2. Continuation west of Meare Pool at least as far as Mark on the Pilrow Cut, and later joining the River Axe near Rooks Bridge (c 1190).
3. Construction of embarkation ports at Rackley (for Wells) and Rooksbridge (for Glastonbury), each facilitating sea trade. (c 1175 and c 1225).
4. Construction of Pomparles Bridge and related developments, including the Glastonbury mill stream and Beckery mill (c 1240-1250).
5. Excavation of the ‘Back River’ – now the section of the Brue between Pomparles Bridge and Coldharbour Bridge towards Meare (c 1280).
6. River Brue extended through to Highbridge (c 1300).
7. River Brue from Hurn (now on the River Sheppey) to Bleadney straightened and made fit for navigation, having been previously silted up (1326).
8. Rivers Hartlake and Sheppey redirected to join the new River Brue near Meare (c 1350s).

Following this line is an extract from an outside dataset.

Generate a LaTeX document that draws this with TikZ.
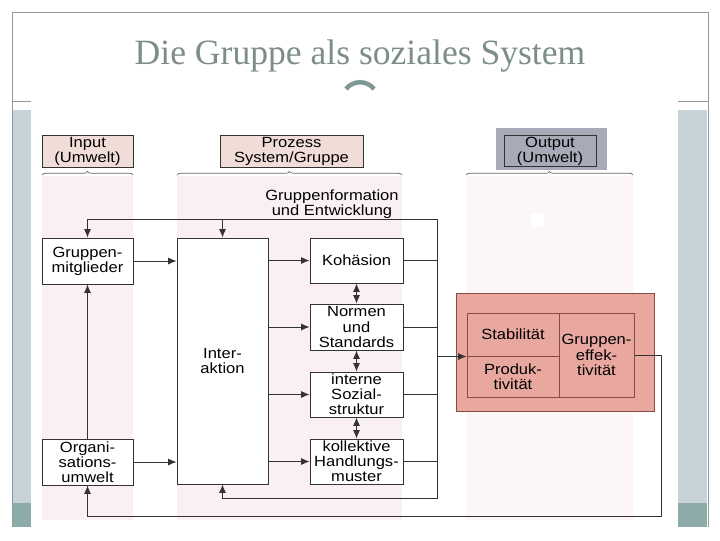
\documentclass[tikz,border=0pt]{standalone}
\usepackage{fontspec}
\setmainfont{Liberation Sans}[FakeStretch=1.12]
\newfontfamily\titlefont{Liberation Serif}
\usetikzlibrary{arrows,arrows.meta,positioning,calc,decorations.pathreplacing}

\definecolor{headpink}{HTML}{F1DDD8}
\definecolor{colpink}{HTML}{FAF0F2}
\definecolor{outgray}{HTML}{A9AAB8}
\definecolor{redfill}{HTML}{E8A89F}
\definecolor{redline}{HTML}{8B4A42}
\definecolor{bandlight}{HTML}{C7D3D9}
\definecolor{banddark}{HTML}{8DABA9}
\definecolor{framegray}{HTML}{8C9C9C}
\definecolor{titlegray}{HTML}{7C8D8B}
\definecolor{arcteal}{HTML}{7E9896}

\begin{document}
\begin{tikzpicture}[x=0.025cm,y=-0.025cm,>={Latex[length=6pt,width=5pt]},
    font=\fontsize{10.5}{10.8}\selectfont,
    sz/.style 2 args={minimum width=#1*0.025cm,minimum height=#2*0.025cm},
    box/.style={draw=black!80,line width=0.7pt,fill=white,align=center,inner sep=1pt},
    head/.style={box,fill=headpink},
    cell/.style={draw=redline,line width=0.7pt,align=center,inner sep=1pt},
    link/.style={draw=black!80,line width=0.6pt},
    brc/.style={draw=black!60,line width=0.5pt,decorate,decoration={brace,amplitude=2.5pt}}]
    \useasboundingbox (0,0) rectangle (720,540);

    % slide frame
    \fill[bandlight] (12,110) rectangle (31,503);
    \fill[banddark] (12,503) rectangle (31,527);
    \fill[bandlight] (678,110) rectangle (707,503);
    \fill[banddark] (678,503) rectangle (707,527);
    \draw[framegray,line width=0.6pt] (12,527) -- (12,12) -- (708,12) -- (708,527);
    \draw[framegray,line width=0.6pt] (12,101) -- (31,101) (678,101) -- (708,101);
    \node[font=\titlefont\fontsize{25.3}{28}\selectfont,text=titlegray] (titel) at (360,56) {Die Gruppe als soziales System};

    % scan area
    \fill[white] (31,92) rectangle (678,528);
    \fill[colpink] (42,176) rectangle (133,520);
    \fill[colpink] (177,176) rectangle (402,520);
    \fill[colpink!60] (466,176) rectangle (633,520);
    \fill[white] (531,214) rectangle (544,227);
    \draw[arcteal,line width=3.2pt] (346,89) .. controls (353,80) and (367,80) .. (374,89);

    % headers
    \node[head,sz={91}{29}] (inp) at (87.5,151.5) {Input\\(Umwelt)};
    \node[head,sz={143}{29}] (proz) at (291.5,151.5) {Prozess\\System/Gruppe};
    \fill[outgray] (496,128) rectangle (607,170);
    \node[box,fill=outgray,sz={92}{30}] (outp) at (550,151) {Output\\(Umwelt)};
    \draw[brc] (42,175) -- (133,175);
    \draw[brc] (177,175) -- (402,175);
    \draw[brc] (466,175) -- (633,175);

    \node[align=center] (entw) at (332,204.5) {Gruppenformation\\und Entwicklung};

    % boxes
    \node[box,sz={91}{46}] (mitgl) at (87.5,261) {Gruppen-\\mitglieder};
    \node[box,sz={91}{46}] (orga) at (87.5,462) {Organi-\\sations-\\umwelt};
    \node[box,sz={91}{246}] (inter) at (222.5,361) {Inter-\\aktion};
    \node[box,sz={93}{45}] (koh) at (356.5,260.5) {Koh\"asion};
    \node[box,sz={93}{46}] (norm) at (356.5,327) {Normen\\und\\Standards};
    \node[box,sz={93}{45}] (sozial) at (356.5,394.5) {interne\\Sozial-\\struktur};
    \node[box,sz={93}{45}] (koll) at (356.5,461.5) {kollektive\\Handlungs-\\muster};

    % output
    \draw[redline,fill=redfill,line width=0.7pt] (456,293) rectangle (654,411);
    \node[cell,sz={92}{43}] (stab) at (513,334.5) {Stabilit\"at};
    \node[cell,sz={92}{41}] (prod) at (513,376.5) {Produk-\\tivit\"at};
    \node[cell,sz={75}{84}] (eff) at (596.5,355) {Gruppen-\\effek-\\tivit\"at};

    % connectors
    \coordinate (tl) at (437,219);
    \coordinate (bl) at (437,498);
    \coordinate (fb) at (661,516);
    \draw[link,->] (tl) -- (mitgl.north |- tl) -- (mitgl.north);
    \draw[link,->] (inter.north |- tl) -- (inter.north);
    \draw[link,->] (tl) -- (bl) -- (inter.south |- bl) -- (inter.south);
    \draw[link,->] (orga.north) -- (mitgl.south);
    \draw[link,->] (mitgl.east) -- (mitgl.east -| inter.west);
    \draw[link,->] (orga.east) -- (orga.east -| inter.west);
    \foreach \b in {koh,norm,sozial,koll} {
        \draw[link,->] (\b.west -| inter.east) -- (\b.west);
        \draw[link] (\b.east) -- (\b.east -| tl);
    }
    \draw[link,<->] (koh.south) -- (norm.north);
    \draw[link,<->] (norm.south) -- (sozial.north);
    \draw[link,<->] (sozial.south) -- (koll.north);
    \draw[link,->] (tl |- stab.south west) -- (stab.south west);
    \draw[link,->] (eff.east) -| (fb) -| (orga.south);
\end{tikzpicture}
\end{document}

It is possible to follow the former course of the Brue across the moors from Glastonbury to Bleadney and the River Axe; a lot of it is visible as rhines and field boundaries that follow natural curves rather than straight lines. On Crannel Moor, where the old Brue was obliterated by its tributaries the Hartlake and the Sheppey being redirected at right angles to the former river, the Godney/North Wootton parish boundary is ‘river-shaped’ and can be seen on an ordnance survey map. North of Garslade Farm, a section of the redirected Sheppey utilises an old channel of the Brue. And approaching Bleadney, where the Brue and the Sheppey once both flowed into the Perry Lake, the northern edge of the former lake is identified by Perry Lake Lane.